O religioso é colaborador dos trabalhos pastorais da paróquia de Assis Brasil e membro de uma missão jesuítica itinerante na tríplice fronteira. De acordo com ele, Santa Raimunda pode passar por um processo de canonização pela Igreja Católica, mas antes de mais nada ela precisa ter um espaço institucionalizado. Atualmente, a capela ocupa terras da Resex Chico Mendes, o que impede investimentos da igreja.

“Tem que ter um documento passando a administração da capela para a paróquia”, explicou.
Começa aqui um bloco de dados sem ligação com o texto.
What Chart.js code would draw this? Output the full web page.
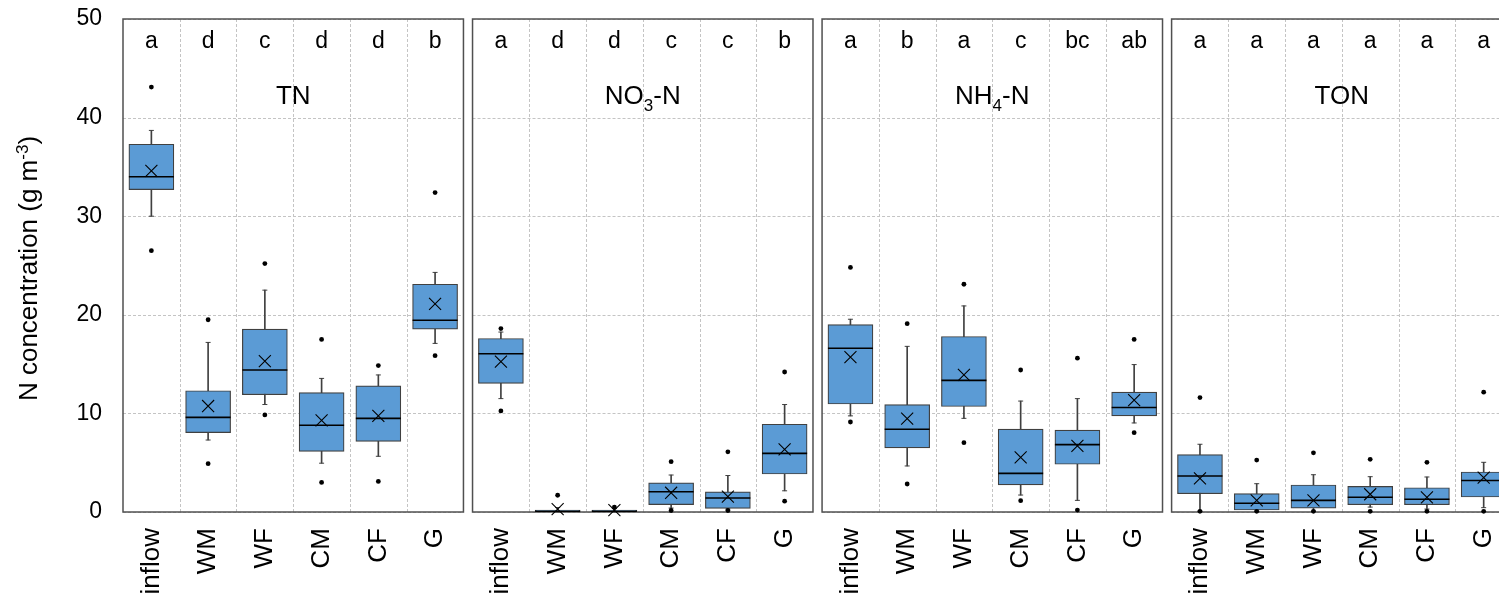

A partir da consolidação de seu espaço próprio, ou seja, o santuário, a Diocese de Rio Branco e a paróquia de Assis Brasil, bem como as dioceses ou vicariatos de Pando, na Bolívia e de Porto Maldonado, no Peru, teriam que começar a juntar depoimentos e documentação sobre os milagres de Santa Raimunda.

Arquelino disse achar impossível que o fogo que destruiu a capela tenha vindo dos incêndios florestais e das queimadas do entorno, bastante comuns nos meses de agosto e setembro. “Provavelmente seja de peregrinos, porque durante os dias 11, 14, 15, todos os dias da semana, foram muitas peregrinações de pessoas e grupos no santuário, então, no dia do incêndio havia um grupo grande de peregrinos pela manhã. Era muito grande a quantidade de pessoas neste ramal, nesse varadouro, que foram queimar suas velas e fazer suas preces. Pode ter sido aí a causa do incêndio”, analisa.